BGP is a path vector protocol which means that it behaves as a distance vector protocol where it can only advertise routes that are installed into the RIB. There is an exception to the rule when BGP selective route download (SRD) is used to not download routes to the RIB but still advertise the routes. BGP will by default only install one path into the RIB even if there are multiple equal candidates and it will only advertise this best route.
Timers
BGP Update Delay
When BGP establishes its first peer, a timer called the update-delay is triggered. This is by default set to 120 seconds and the BGP best path algorithm will not run until this timer expires or until the peer signals that it has sent all routes. The peer can signal that it’s done by either sending a BGP Keepalive or the BGP End of RIB message which is normally used with graceful restart (GR). This timer is used to minimize the number of BGP best path runs, simplify update generation and to better pack routes into TCP segments. Do note though that it would take a lot of routes to make it take longer than 120 seconds and that this timer only runs when the first peer is established.

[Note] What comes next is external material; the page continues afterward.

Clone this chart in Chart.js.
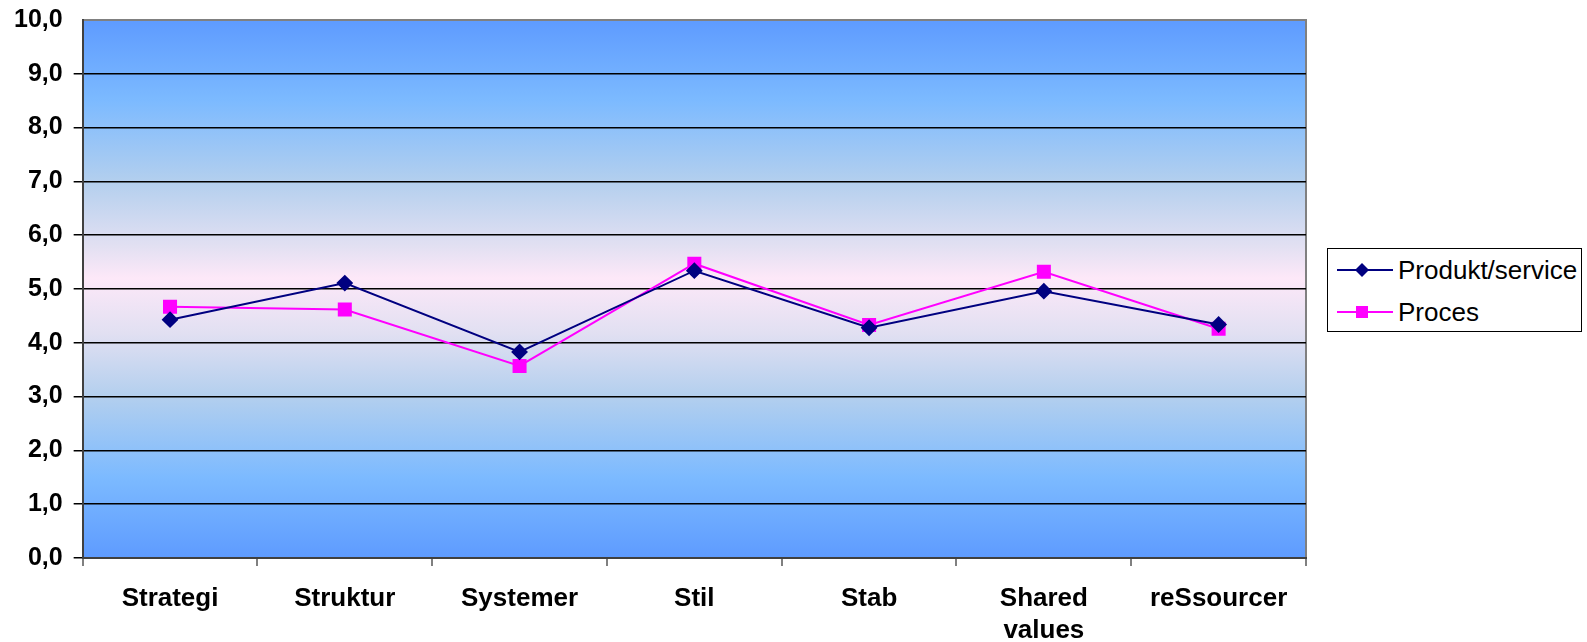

Minimum Route Advertisement Interval
There is another timer called the minimum route advertisement interval (MRAI) which is set to 0 seconds by default for iBGP but 30 seconds for eBGP. This means that iBGP updates can be immediately sent but eBGP updates will be delayed up to 30 seconds. The goal of this timer is to reduce route churn and to produce fewer BGP updates but it does slow down convergence. The MRAI can be set per neighbor. Do note though that this timer checks when the latest batch of updates was sent and if that was more than 30 seconds ago, then the routes can be sent immediately.
BGP Next Hop Tracking
BGP uses a process called the BGP Scanner. This process is responsible for walking the BGP table and confirming reachability of the BGP next-hops. With MPLS VPN, it is also responsible for importing and exporting routes into a VRF. This process runs every 60 seconds by default. The problem with this process is that it only runs every 60 seconds. Imagine a scenario with three routers, PE1, PE2 and PE3 where PE1 is learning prefix p1 via PE2 and PE3. The current best path is through PE2. Now imagine that PE2 goes down due to a power failure or hardware failure. The IGP will react quickly and within a few seconds the IGP will know that the next-hop for p1 is no longer valid. However, BGP is currently not aware that PE2 has gone missing. It has to rely on timers which are normally 60 seconds for keepalives and 180 seconds for the hold time. This means that it would take up to three minutes for BGP to detect that the peer is gone. BGP will through the BGP Scanner process try to validate the next-hop and in it’s next run it will notice that the next-hop for PE2 is no longer valid. This takes up to 60 seconds depending on the when the BGP Scanner process last ran. So even with a super optimized IGP, BGP will be very slow to converge.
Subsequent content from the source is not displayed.